1・7・8号は歩きのほか「すみまるくん」利用時に、6号は押上へ歩く際に通ることが多い。


この日は、下町人情キラキラ橘商店街でのイベント後に近隣の小村井香取神社で開催されていた

梅まつりに向かい、帰ってきたキューピッドガールズのメンバーらと共に歩いて移動。

その際に8号踏切で、再び8568F通過を知って歩き集団から少々離脱して撮影。


8号〜7号間は、スカイツリーとのツーショットが綺麗に収まる稀有なポイント。

…とか言いながら、ここで撮影したのは初めてのことにw

2両しかない後追いは相当に忙しないが、咄嗟の割にはまずまず。


近年は情報経営イノベーション専門職大学が進出し、向かって左側の土地区画が整理。

昔ながらの下町の街並みと、ゆったりした大学の敷地が共存する不思議なエリアになった。

墨田区に通い始めて9年、一番変化の大きいエリアだが亀戸線だけが変わらない。


…そして梅まつりを観終わって、この日は横浜に毎年恒例のライブに行くことになっていたが…

実質解散したのが13:30頃で、ライブハウスの開場は17:00、開演が18:00。
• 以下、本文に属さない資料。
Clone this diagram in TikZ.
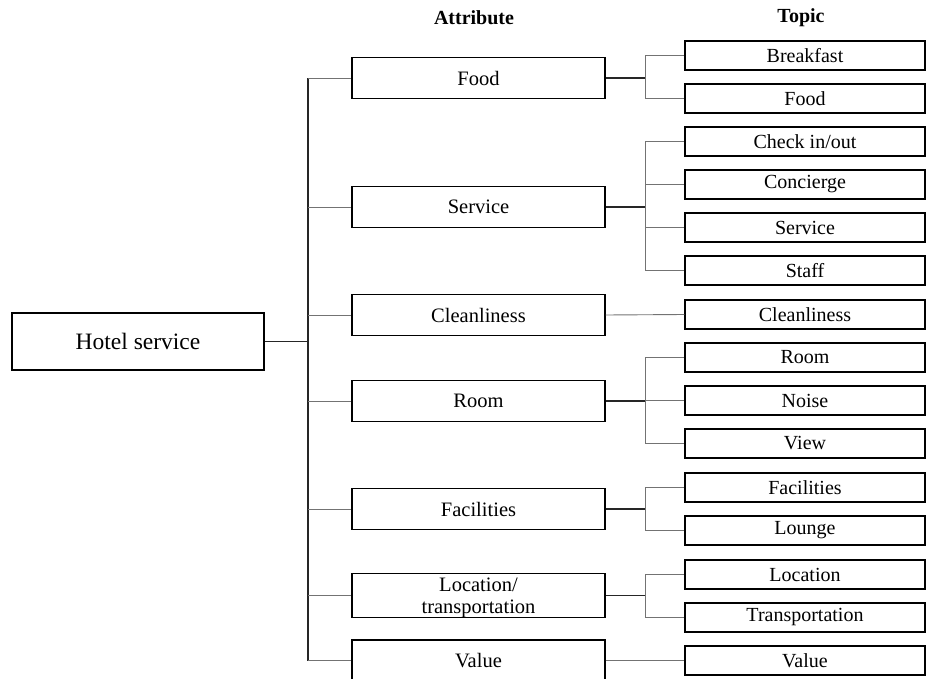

移動を除いて少なく見積もっても3時間半ほど猶予があることが分かった。

このため、ライブ前に「東京スカイツリー周辺散策フリーきっぷ」を使用して、亀戸線の周辺を

可能な限りとことん回って、記録を尽くそうと思い立ったのだ。


この日、もう1本運用されていたのは8577F。

1982年製と8000系列の中では最後期の製造であるが、それでも車齢は42年に迫っている。

こちらは昭和30年代の標準色リバイバルカラーで、都電の塗装を逆にした感じである。


続けて、亀6号踏切で亀戸行きを迎撃撮影。

下町人情キラキラ橘商店街の最南端だが、押上駅に向かう時以外通ることは少ない。

しかもだいたい通るのが夕方以降のため、ここまで影に難儀するとは知らなかった。


それもあってか、ここではうまくいかず…

ただ、亀戸線は日中でも10分間隔。

この時でもまだ13:55、十分リカバリーが効く。


…そして、そのまま針路を北に変えて曳舟駅へ。

だがここでも、フリーきっぷを買って少しゆっくり歩き過ぎたか、

14:11、今度は曳舟駅での入線に間に合わず。


まぁしょうがないので、ここでも少し腰を据えて1本見送ることにした。


まずは、一回発車を見送り。


続けて、8577Fの到着を迎撃。

今回はこの編成の存在が格好のウォーミングアップであり、かつ一挙両得の記録となった。


こうして、亀戸線内初の記録は本格化していく。

Nさんの面影を辿りながら、影に翻弄されつつも貴重な歩きの機会になっていく。